PROBLEM STATEMENT:
Leave out the pictures and repeat the rest of the material exactly.

DATASET EXTRACT:
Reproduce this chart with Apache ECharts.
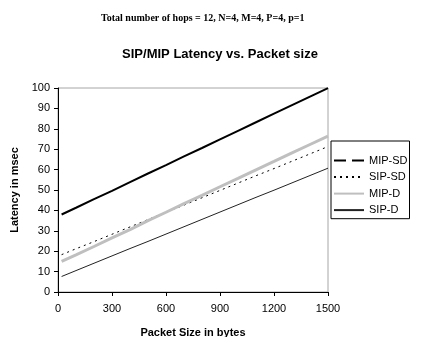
<!DOCTYPE html>
<html>
<head>
<meta charset="utf-8">
<script src="https://cdn.jsdelivr.net/npm/echarts@6/dist/echarts.min.js"></script>
<style>
  html, body { margin: 0; padding: 0; background: #fff; }
  #chart { width: 440px; height: 337px; }
</style>
</head>
<body>
<div id="chart"></div>
<script>
// packet sizes (bytes) and latencies (msec)
const packetSizes = [20, 100, 200, 300, 400, 500, 600, 700, 800, 900, 1000, 1100, 1200, 1300, 1400, 1500];
const mipSD = [38.0, 41.3, 45.5, 49.6, 53.9, 58.1, 62.2, 66.5, 70.6, 74.8, 79.0, 83.2, 87.4, 91.6, 95.8, 99.9];
const sipSD = [18.3, 21.2, 24.7, 28.3, 31.9, 35.5, 39.1, 42.6, 46.2, 49.8, 53.4, 57.0, 60.5, 64.1, 67.7, 71.3];
const mipD = [15.0, 18.2, 22.3, 26.5, 30.6, 35.0, 39.1, 43.3, 47.4, 51.6, 55.7, 59.9, 64.0, 68.2, 72.3, 76.4];
const sipD = [7.6, 10.5, 14.1, 17.7, 21.3, 24.8, 28.4, 32.0, 35.6, 39.2, 42.8, 46.4, 49.9, 53.5, 57.1, 60.7];

const chart = echarts.init(document.getElementById("chart"));

const pairs = (ys) => packetSizes.map((x, i) => [x, ys[i]]);
const axisText = { color: "#000", fontFamily: "Arial, Liberation Sans", fontSize: 11 };

chart.setOption({
  backgroundColor: "#fff",
  animation: false,
  title: [
    {
      text: "Total number of hops = 12, N=4, M=4, P=4, p=1",
      left: 96,
      top: 8,
      textStyle: { fontFamily: "Liberation Serif, Times New Roman", fontWeight: "bold", fontSize: 10, color: "#000" },
    },
    {
      text: "SIP/MIP Latency vs. Packet size",
      left: "center",
      top: 43,
      textStyle: { fontFamily: "Arial, Liberation Sans", fontWeight: "bold", fontSize: 13, color: "#000" },
    },
  ],
  legend: {
    orient: "vertical",
    left: 331,
    top: 141,
    padding: [14, 2, 3, 2],
    itemGap: 5.3,
    itemWidth: 30,
    itemHeight: 14,
    borderColor: "#000",
    borderWidth: 1,
    itemStyle: { opacity: 0 },
    textStyle: { color: "#000", fontFamily: "Arial, Liberation Sans", fontSize: 11, width: 68 },
    data: [
      { name: "MIP-SD", lineStyle: { type: [12, 6] } },
      { name: "SIP-SD" },
      { name: "MIP-D" },
      { name: "SIP-D" },
    ],
  },
  grid: {
    left: 58,
    right: 112,
    top: 88,
    bottom: 45,
    outerBoundsMode: "none",
    show: true,
    borderColor: "#a6a6a6",
    borderWidth: 1,
  },
  xAxis: {
    type: "value",
    min: 0,
    max: 1500,
    interval: 300,
    name: "Packet Size in bytes",
    nameLocation: "middle",
    nameGap: 35,
    nameTextStyle: { color: "#000", fontFamily: "Arial, Liberation Sans", fontWeight: "bold", fontSize: 11 },
    axisLine: { lineStyle: { color: "#000", width: 1 } },
    axisTick: { show: true, length: 4, lineStyle: { color: "#000" } },
    axisLabel: Object.assign({ margin: 11, formatter: (v) => String(v) }, axisText),
    splitLine: { show: false },
  },
  yAxis: {
    type: "value",
    min: 0,
    max: 100,
    interval: 10,
    name: "Latency in msec",
    nameLocation: "middle",
    nameGap: 36,
    nameTextStyle: { color: "#000", fontFamily: "Arial, Liberation Sans", fontWeight: "bold", fontSize: 11 },
    axisLine: { show: true, lineStyle: { color: "#000", width: 1 } },
    axisTick: { show: true, length: 4, lineStyle: { color: "#000" } },
    axisLabel: Object.assign({ margin: 8 }, axisText),
    splitLine: { show: false },
  },
  series: [
    {
      name: "MIP-SD",
      type: "line",
      data: pairs(mipSD),
      symbol: "none",
      color: "#000",
      lineStyle: { color: "#000", width: 2 },
    },
    {
      name: "SIP-SD",
      type: "line",
      data: pairs(sipSD),
      symbol: "none",
      color: "#000",
      lineStyle: { color: "#000", width: 1, type: [2, 4] },
    },
    {
      name: "MIP-D",
      type: "line",
      data: pairs(mipD),
      symbol: "none",
      color: "#bfbfbf",
      lineStyle: { color: "#bfbfbf", width: 3 },
    },
    {
      name: "SIP-D",
      type: "line",
      data: pairs(sipD),
      symbol: "none",
      color: "#000",
      lineStyle: { color: "#222", width: 1 },
    },
  ],
});
</script>
</body>
</html>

PROBLEM SOLUTION:
Reproduce this chart with Apache ECharts.
<!DOCTYPE html>
<html>
<head>
<meta charset="utf-8">
<script src="https://cdn.jsdelivr.net/npm/echarts@6/dist/echarts.min.js"></script>
<style>
  html, body { margin: 0; padding: 0; background: #fff; }
  #chart { width: 440px; height: 337px; }
</style>
</head>
<body>
<div id="chart"></div>
<script>
// packet sizes (bytes) and latencies (msec)
const packetSizes = [20, 100, 200, 300, 400, 500, 600, 700, 800, 900, 1000, 1100, 1200, 1300, 1400, 1500];
const mipSD = [38.0, 41.3, 45.5, 49.6, 53.9, 58.1, 62.2, 66.5, 70.6, 74.8, 79.0, 83.2, 87.4, 91.6, 95.8, 99.9];
const sipSD = [18.3, 21.2, 24.7, 28.3, 31.9, 35.5, 39.1, 42.6, 46.2, 49.8, 53.4, 57.0, 60.5, 64.1, 67.7, 71.3];
const mipD = [15.0, 18.2, 22.3, 26.5, 30.6, 35.0, 39.1, 43.3, 47.4, 51.6, 55.7, 59.9, 64.0, 68.2, 72.3, 76.4];
const sipD = [7.6, 10.5, 14.1, 17.7, 21.3, 24.8, 28.4, 32.0, 35.6, 39.2, 42.8, 46.4, 49.9, 53.5, 57.1, 60.7];

const chart = echarts.init(document.getElementById("chart"));

const pairs = (ys) => packetSizes.map((x, i) => [x, ys[i]]);
const axisText = { color: "#000", fontFamily: "Arial, Liberation Sans", fontSize: 11 };

chart.setOption({
  backgroundColor: "#fff",
  animation: false,
  title: [
    {
      text: "Total number of hops = 12, N=4, M=4, P=4, p=1",
      left: 96,
      top: 8,
      textStyle: { fontFamily: "Liberation Serif, Times New Roman", fontWeight: "bold", fontSize: 10, color: "#000" },
    },
    {
      text: "SIP/MIP Latency vs. Packet size",
      left: "center",
      top: 43,
      textStyle: { fontFamily: "Arial, Liberation Sans", fontWeight: "bold", fontSize: 13, color: "#000" },
    },
  ],
  legend: {
    orient: "vertical",
    left: 331,
    top: 141,
    padding: [14, 2, 3, 2],
    itemGap: 5.3,
    itemWidth: 30,
    itemHeight: 14,
    borderColor: "#000",
    borderWidth: 1,
    itemStyle: { opacity: 0 },
    textStyle: { color: "#000", fontFamily: "Arial, Liberation Sans", fontSize: 11, width: 68 },
    data: [
      { name: "MIP-SD", lineStyle: { type: [12, 6] } },
      { name: "SIP-SD" },
      { name: "MIP-D" },
      { name: "SIP-D" },
    ],
  },
  grid: {
    left: 58,
    right: 112,
    top: 88,
    bottom: 45,
    outerBoundsMode: "none",
    show: true,
    borderColor: "#a6a6a6",
    borderWidth: 1,
  },
  xAxis: {
    type: "value",
    min: 0,
    max: 1500,
    interval: 300,
    name: "Packet Size in bytes",
    nameLocation: "middle",
    nameGap: 35,
    nameTextStyle: { color: "#000", fontFamily: "Arial, Liberation Sans", fontWeight: "bold", fontSize: 11 },
    axisLine: { lineStyle: { color: "#000", width: 1 } },
    axisTick: { show: true, length: 4, lineStyle: { color: "#000" } },
    axisLabel: Object.assign({ margin: 11, formatter: (v) => String(v) }, axisText),
    splitLine: { show: false },
  },
  yAxis: {
    type: "value",
    min: 0,
    max: 100,
    interval: 10,
    name: "Latency in msec",
    nameLocation: "middle",
    nameGap: 36,
    nameTextStyle: { color: "#000", fontFamily: "Arial, Liberation Sans", fontWeight: "bold", fontSize: 11 },
    axisLine: { show: true, lineStyle: { color: "#000", width: 1 } },
    axisTick: { show: true, length: 4, lineStyle: { color: "#000" } },
    axisLabel: Object.assign({ margin: 8 }, axisText),
    splitLine: { show: false },
  },
  series: [
    {
      name: "MIP-SD",
      type: "line",
      data: pairs(mipSD),
      symbol: "none",
      color: "#000",
      lineStyle: { color: "#000", width: 2 },
    },
    {
      name: "SIP-SD",
      type: "line",
      data: pairs(sipSD),
      symbol: "none",
      color: "#000",
      lineStyle: { color: "#000", width: 1, type: [2, 4] },
    },
    {
      name: "MIP-D",
      type: "line",
      data: pairs(mipD),
      symbol: "none",
      color: "#bfbfbf",
      lineStyle: { color: "#bfbfbf", width: 3 },
    },
    {
      name: "SIP-D",
      type: "line",
      data: pairs(sipD),
      symbol: "none",
      color: "#000",
      lineStyle: { color: "#222", width: 1 },
    },
  ],
});
</script>
</body>
</html>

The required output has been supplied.